The problem was run five times for each solver and each time limit shown in the
figures. :numref:`Figure %s <vignetteMIPLIBrcpsp>` shows the median gap out of the five
runs for each time limit. The optimal energy is 302, as reported by MIPLIB. D-Wave's Stride
solver (version 1.32.0) benchmarks were run on D-Wave's |cloud|_ quantum cloud
service.

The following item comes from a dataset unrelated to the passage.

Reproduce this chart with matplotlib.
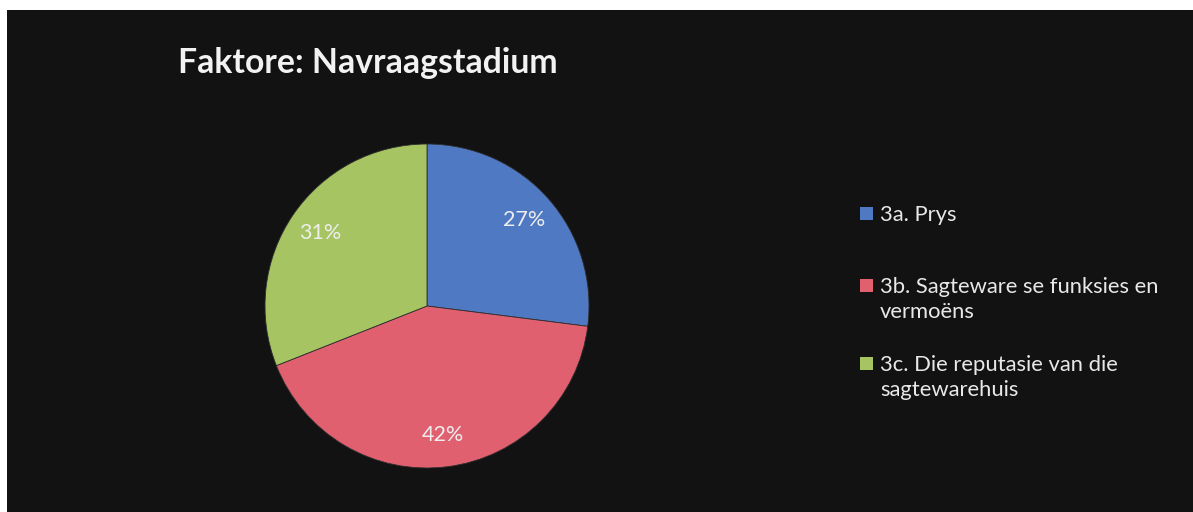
import matplotlib
matplotlib.use("Agg")
import matplotlib.pyplot as plt
from matplotlib.patches import Rectangle

# Chart content
title = "Faktore: Navraagstadium"
categories = [
    "3a. Prys",
    "3b. Sagteware se funksies en\nvermoëns",
    "3c. Die reputasie van die\nsagtewarehuis",
]
shares = [27, 42, 31]
colors = ["#5079C4", "#E0606F", "#A6C462"]

FONT = ["Lato", "DejaVu Sans"]
W, H = 1193, 512
fig = plt.figure(figsize=(W / 100, H / 100), dpi=100, facecolor="white")

# dark slide background
fig.patches.append(Rectangle((7 / W, 0), 1, (H - 10) / H, transform=fig.transFigure,
                             facecolor="#121212", edgecolor="none", zorder=-5))

# pie
cx, cy, r = 427, 306, 162
ax = fig.add_axes([(cx - r) / W, (H - cy - r) / H, 2 * r / W, 2 * r / H], zorder=3)
ax.set_facecolor("none")
wedges, texts, autotexts = ax.pie(
    shares, colors=colors, startangle=90, counterclock=False,
    autopct=lambda p: f"{p:.0f}%", pctdistance=0.8, radius=1,
    wedgeprops=dict(edgecolor="#2e2e2e", linewidth=0.6),
    textprops=dict(color="#eeeeee", fontsize=15.5, family=FONT),
)
ax.set_xlim(-1, 1)
ax.set_ylim(-1, 1)
ax.set_aspect("equal")
ax.axis("off")

# title
fig.text(178 / W, 1 - 73 / H, title, fontsize=24.3, fontweight="bold",
         color="#f2f2f2", va="baseline", ha="left", family=FONT, zorder=4)

# legend: coloured key plus wrapped label lines
first_baselines = [221, 293, 371]
line_step = 25
for label, col, yb in zip(categories, colors, first_baselines):
    fig.patches.append(Rectangle((860 / W, 1 - (yb - 1) / H), 13 / W, 13 / H,
                                 transform=fig.transFigure, facecolor=col,
                                 edgecolor="none", zorder=2))
    for i, line in enumerate(label.split("\n")):
        fig.text(880 / W, 1 - (yb + i * line_step) / H, line, fontsize=15.8,
                 color="#e8e8e8", va="baseline", ha="left", family=FONT, zorder=4)

fig.savefig("out.png", dpi=100, facecolor=fig.get_facecolor())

The classical solvers were run on an AMD EPYC 9534
64-Core Processor @ 2.45 GHz with 128 GB of memory.
Infeasible solutions and gaps above 100% are reported as 1.0.


.. figure:: ../_images/vignette_miplib_rcpsp.svg
    :name: vignetteMIPLIBrcpsp
    :width: 100%
    :alt: rcpsp-lineplot

    D-Wave's Stride solver finds the best solution to "30n20b8" out of all solvers
    for all time limits.


Data
====

Solver runtimes and energies are available in CSV format
:download:`here <../downloadables/vignette_miplib.csv>`.